Artistic, creative and elegant, the pieces from up and coming designer Edeline Lee have a subtle way of challenging stereotypes and conventions. The AW17 collection – Future Lady – was inspired by Hannah Hoch, a Dadaist collage artist renowned for stacking shapes and embracing the witty mockery of materialism of the movement. The concurrent themes of female identity and historical context that drove the artist also provided the foundation for a fashion collection of precise silhouettes and paintbox colours that also poked a little fun. Former Central Saint Martins graduate Edeline has a love for the sophisticated signature and isn’t afraid to embrace less mainstream cultural references.
New York based Leaf Xia is a Parsons graduate and a designer with a great love for colour. Collage is the chosen mechanism of fashion delivery for collections that are unconventional and yet wearable, often outrageously oversized, and held together by clever bonding techniques. Fashion is much more than just wearables for this designer who has also ventured into the territory of the unconscious design experience and experimented with impacts. A history of intelligently outrageous aesthetics and ultra creative engineering makes us hope for great things from Leaf Xia SS18.

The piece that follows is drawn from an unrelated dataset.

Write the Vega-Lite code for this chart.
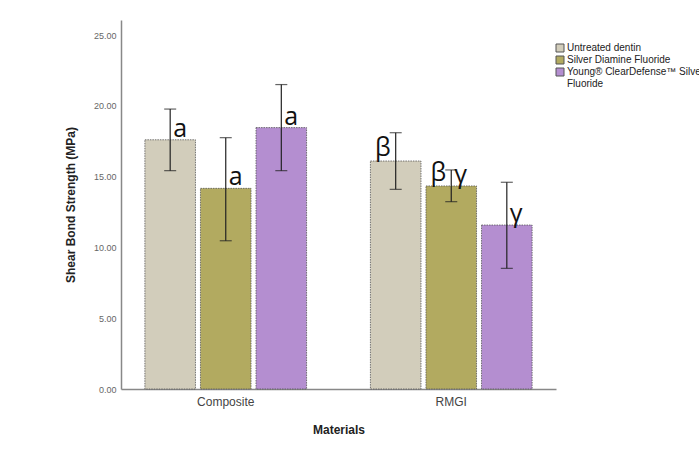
{
  "$schema": "https://vega.github.io/schema/vega-lite/v6.json",
  "width": 435,
  "height": 369,
  "autosize": {"type": "none"},
  "padding": {"left": 121, "top": 20, "right": 143, "bottom": 62},
  "background": "white",
  "config": {"view": {"stroke": null}, "font": "Liberation Sans"},
  "datasets": {
    "main": [
      {"material": "Composite", "treatment": "Untreated dentin", "mean": 17.6, "lo": 15.42, "hi": 19.77},
      {"material": "Composite", "treatment": "Silver Diamine Fluoride", "mean": 14.17, "lo": 10.47, "hi": 17.75},
      {"material": "Composite", "treatment": "Young® ClearDefense™ Silver Fluoride", "mean": 18.46, "lo": 15.42, "hi": 21.5},
      {"material": "RMGI", "treatment": "Untreated dentin", "mean": 16.1, "lo": 14.1, "hi": 18.1},
      {"material": "RMGI", "treatment": "Silver Diamine Fluoride", "mean": 14.34, "lo": 13.23, "hi": 15.47},
      {"material": "RMGI", "treatment": "Young® ClearDefense™ Silver Fluoride", "mean": 11.58, "lo": 8.52, "hi": 14.6}
    ],
    "letters": [
      {"material": "Composite", "treatment": "Untreated dentin", "mean": 17.6, "letter": "a", "side": "right"},
      {"material": "Composite", "treatment": "Silver Diamine Fluoride", "mean": 14.17, "letter": "a", "side": "right"},
      {"material": "Composite", "treatment": "Young® ClearDefense™ Silver Fluoride", "mean": 18.46, "letter": "a", "side": "right"},
      {"material": "RMGI", "treatment": "Untreated dentin", "mean": 16.1, "letter": "β", "side": "left"},
      {"material": "RMGI", "treatment": "Silver Diamine Fluoride", "mean": 14.34, "letter": "β", "side": "left"},
      {"material": "RMGI", "treatment": "Silver Diamine Fluoride", "mean": 14.34, "letter": "γ", "side": "right"},
      {"material": "RMGI", "treatment": "Young® ClearDefense™ Silver Fluoride", "mean": 11.58, "letter": "γ", "side": "right"}
    ]
  },
  "encoding": {
    "x": {
      "field": "material",
      "type": "nominal",
      "scale": {"paddingInner": 0.283, "paddingOuter": 0.106},
      "axis": {
        "title": "Materials",
        "labelAngle": 0,
        "ticks": false,
        "domainColor": "#888888",
        "domainWidth": 1.5,
        "labelFont": "Liberation Sans",
        "labelFontSize": 12,
        "labelColor": "#444444",
        "labelPadding": 7,
        "titleFont": "Liberation Sans",
        "titleFontSize": 12,
        "titleFontWeight": "bold",
        "titleColor": "#222222",
        "titlePadding": 17
      }
    },
    "xOffset": {
      "field": "treatment",
      "type": "nominal",
      "sort": ["Untreated dentin", "Silver Diamine Fluoride", "Young® ClearDefense™ Silver Fluoride"],
      "scale": {"paddingInner": 0.09, "paddingOuter": 0}
    }
  },
  "layer": [
    {
      "data": {"name": "main"},
      "mark": {"type": "bar", "stroke": "#555555", "strokeWidth": 0.8, "strokeDash": [1.5, 1]},
      "encoding": {
        "y": {
          "field": "mean",
          "type": "quantitative",
          "scale": {"domain": [0, 26.06], "nice": false},
          "axis": {
            "title": "Shear Bond Strength (MPa)",
            "values": [0, 5, 10, 15, 20, 25],
            "format": ".2f",
            "grid": false,
            "ticks": false,
            "domainColor": "#888888",
            "domainWidth": 1.5,
            "labelFont": "Liberation Sans",
            "labelFontSize": 9,
            "labelColor": "#666666",
            "labelPadding": 5,
            "titleFont": "Liberation Sans",
            "titleFontSize": 12,
            "titleFontWeight": "bold",
            "titleColor": "#222222",
            "titlePadding": 16
          }
        },
        "color": {
          "field": "treatment",
          "type": "nominal",
          "scale": {
            "domain": ["Untreated dentin", "Silver Diamine Fluoride", "Young® ClearDefense™ Silver Fluoride"],
            "range": ["#d2cdbb", "#b2aa60", "#b48ed0"]
          },
          "legend": {
            "title": null,
            "orient": "none",
            "legendX": 434,
            "legendY": 23,
            "symbolType": "square",
            "symbolSize": 64,
            "symbolStrokeColor": "#555555",
            "symbolStrokeWidth": 1,
            "symbolOpacity": 1,
            "labelFont": "Liberation Sans",
            "labelFontSize": 10,
            "labelColor": "#222222",
            "labelOffset": 2,
            "labelLimit": 400,
            "rowPadding": 0,
            "labelExpr": "datum.label == 'Young® ClearDefense™ Silver Fluoride' ? ['Young® ClearDefense™ Silver', 'Fluoride'] : datum.label"
          }
        }
      }
    },
    {
      "data": {"name": "main"},
      "mark": {"type": "rule", "color": "#222222", "strokeWidth": 1.2},
      "encoding": {
        "y": {"field": "lo", "type": "quantitative"},
        "y2": {"field": "hi"}
      }
    },
    {
      "data": {"name": "main"},
      "mark": {"type": "tick", "color": "#222222", "size": 12, "thickness": 1.2},
      "encoding": {"y": {"field": "hi", "type": "quantitative"}}
    },
    {
      "data": {"name": "main"},
      "mark": {"type": "tick", "color": "#222222", "size": 12, "thickness": 1.2},
      "encoding": {"y": {"field": "lo", "type": "quantitative"}}
    },
    {
      "data": {"name": "letters"},
      "transform": [{"filter": "datum.side == 'right'"}],
      "mark": {"type": "text", "align": "left", "baseline": "alphabetic", "dx": 3, "dy": -3, "font": "Open Sans", "fontSize": 25, "color": "#111111"},
      "encoding": {
        "y": {"field": "mean", "type": "quantitative"},
        "text": {"field": "letter"}
      }
    },
    {
      "data": {"name": "letters"},
      "transform": [{"filter": "datum.side == 'left'"}],
      "mark": {"type": "text", "align": "right", "baseline": "alphabetic", "dx": -5, "dy": -5, "font": "Open Sans", "fontSize": 25, "color": "#111111"},
      "encoding": {
        "y": {"field": "mean", "type": "quantitative"},
        "text": {"field": "letter"}
      }
    }
  ]
}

Swedish School of Textiles
Every year the Swedish School of Textiles blows our minds just a little bit more. Ultra creative innovation seems to have become the standard for this Borås institution, which has a slot for its students each season at Fashion Scout. From air filled tails to tribal prints, low-key casual shapes to incredibly flamboyant fabrics, the collections from the design school’s most talented students are often a lesson in how to push the boundaries of fashion design. We missed the show at Stockholm Fashion Week this season due to injury so we’re entirely in the dark – and so full of anticipation - as to what will come down the catwalk during the SS18 show.
Jamie Wei Huang
In “seeking self-expression through fabrication and materials,” former Central Saint Martins graduate Jamie Wei Huang is perfectly aligned with our own fashion values. Her creative designs look to explore the character of the modern woman, not via the language imposed by society, but in communication that can be understood. And we hear it. There’s nothing brash or overt about these designs – and yet they’re feminine, strong and have subtly serious sex appeal. Elongated shapes and challenging combinations of fabrics are themes for the label – look out for these style signatures at the SS18 show.
The Elephantasia show at Fashion Scout SS18 is a little different, not the work of a single designer but a collaboration between Fashion Scout and Fashion For Conservation that brings together 21 international talents who have worked on their own unique couture interpretations of “the elephant.” This is fashion + conservation in action, that sweet spot where the industry demonstrates its power as a force for good. The message is that consumer buying decisions matter and saying no to ivory, visiting ethical sanctuaries and making clothing purchases and donations that support critical conservation efforts can help ensure the survival of the elephant. The Elephantasia tour is now in its third year exhibiting and raising funds and awareness for the poaching crisis. It’s the perfect illustration of how fashion doesn't have to be cruel to be cool.